None of this is new. Just made me think.
- Secrets are more fun when all the players know and can drive towards the reveal. Practical application: When running the gift, and telling the Loremaster that he forgot the gift, I’m not going to take him aside. I’m going to tell him in front of everyone! Second application: In my Burning Warcraft game I’m going to ask the players why the traitors are betraying the alliance in the form of a warm up game (see below).
- Low trust comes from fear that another player or the GM will step on your fun if you make yourself vulnerable. I want to encourage the players to trust each other and me. Application: In the Burning Wheel game I’m going to have the players tell me an epic journey of one of their characters. Each player will say one sentence followed by the next player who will say “Yes, and…” and then build on the previous players ideas.

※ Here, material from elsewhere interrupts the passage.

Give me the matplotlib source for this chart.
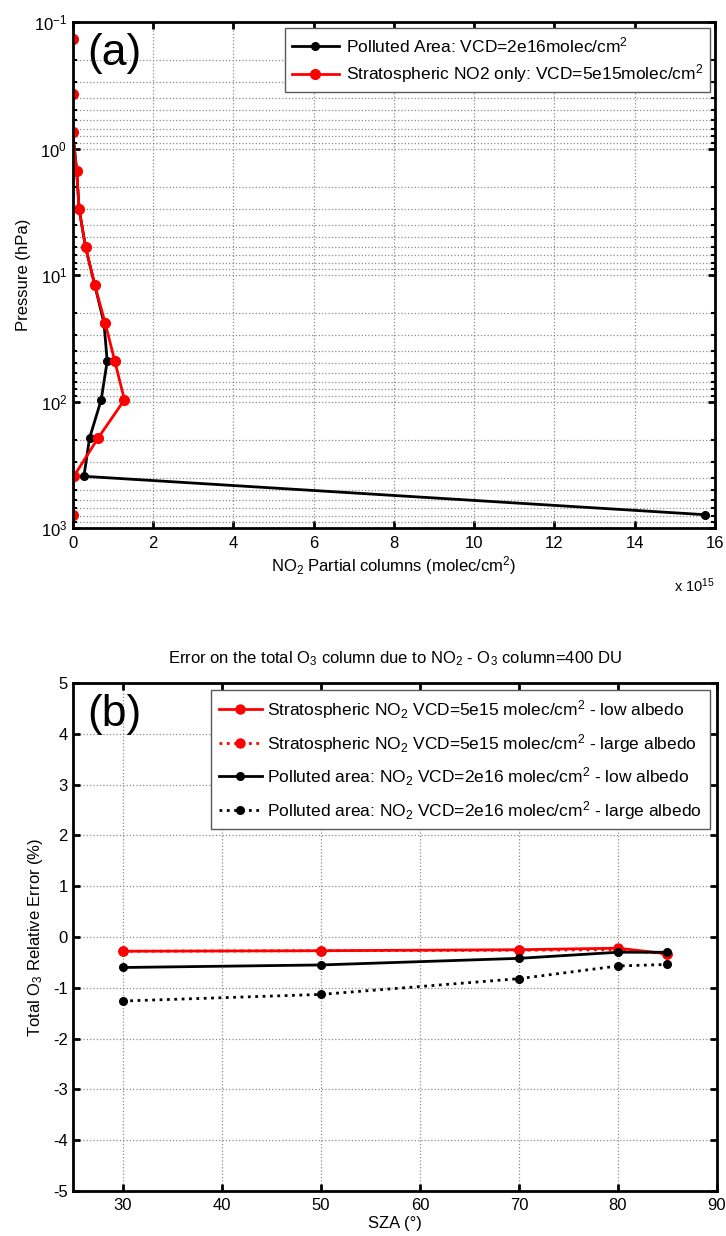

- A method of finding out what the players want: Ask them (PTA style) for a scene they want to play out. Where, who and what it’s about. As vague as “I want an introduction to Arthas” or as specific as “I want to seduce Jaina and convince her to lay with me in the moonlight”
2 thoughts on “Three thoughts after listening to the Durham3”
#1 is pretty controversial it seems. I happen to agree that its more fun if all the players know the secret and work towards revealing it, but there are a lot of players who want to be surprised in their games too…which I can understand. Maybe we need both: public secrets (which can lead toward character growth) and private secrets (for the big whammy moments).
True that. I wrote this post with some haste as I had been listening in the car and wanted to get my ideas down on paper (or on screen in this case) quickly.
I think player secrets are absolutely no fun. There is no building of tension just one player knowing something that others don’t. GM secrets however, can be fun and necessary depending on the game. Most investigation games thrive on that. Still, when I played Dirty Secrets I loved that none of us knew the killer till the end.